The destruction of the “Sidewinder file” also poses questions that  extant review bodies cannot answer.  Media reports suggest there were distinct differences of opinion over the  value of the initial report and the need  for further evaluation, not only  between the RCMP and CSIS, but also  between CSIS management and those  working on the project within the  Service. Though senior management at  CSIS maligned the report as “rumour- laced conspiracy theory,” others saw it  as “groundbreaking” and “years ahead  of the curve” (Andrew Mitrovica and  Jeff Sallot, “The trouble with CSIS  Recent embarrassing revelations,” The  Globe and Mail December 15, 1999).   Unfortunately, none of the review bodies has a mandate to review the activities of both the RCMP and CSIS. SIRC,  in fact, recognized its own limitations  when it called last year for a government-wide review of the whole intelligence community. (Jim Bronskill,  “Review of all spy agencies urged,”  Ottawa Citizen, November 2, 1999).....

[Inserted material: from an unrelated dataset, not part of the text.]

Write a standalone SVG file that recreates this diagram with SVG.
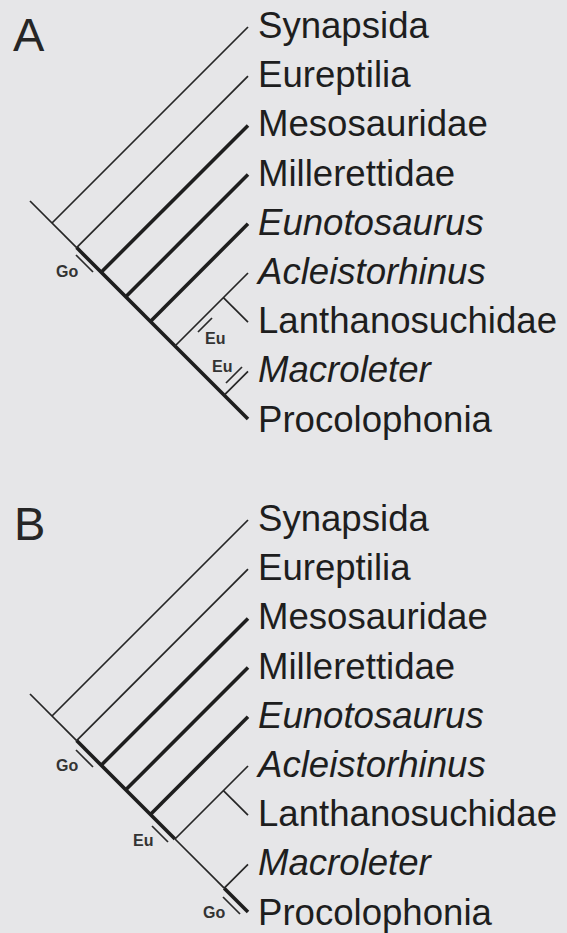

It  also speaks directly to the weakness of  SIRC’s research methodology and man- date.  Without documentation, how can  it hope to review the matter satisfactorily? And, of course, it begs the question: if SIRC relies totally on CSIS’s  electronic and paper trails, how can it  ever be certain that CSIS has not routinely destroyed whole file banks to  avoid close scrutiny?  There is also the  question of whether the destruction of  the file bank constitutes an offence  under the Access to Information Act and  should have been reported to SIRC.   Finally, the file’s destruction has been  connected to corruption of the immigration process at the Canadian High  Commission in Hong Kong between 1986 and 1992 by Chinese organized  crime (Fabian Dawson, “Triads linked  to hacking at Canadian mission,  Vancouver Province, August 26 1999). While RCMP and Immigration Control  Officers have persistently alleged that  senior Ottawa officials stifled their  investigations others claim that senior CSIS officials  similarly shut down “Sidewinder”  because it was also heading into “politically sensitive waters.”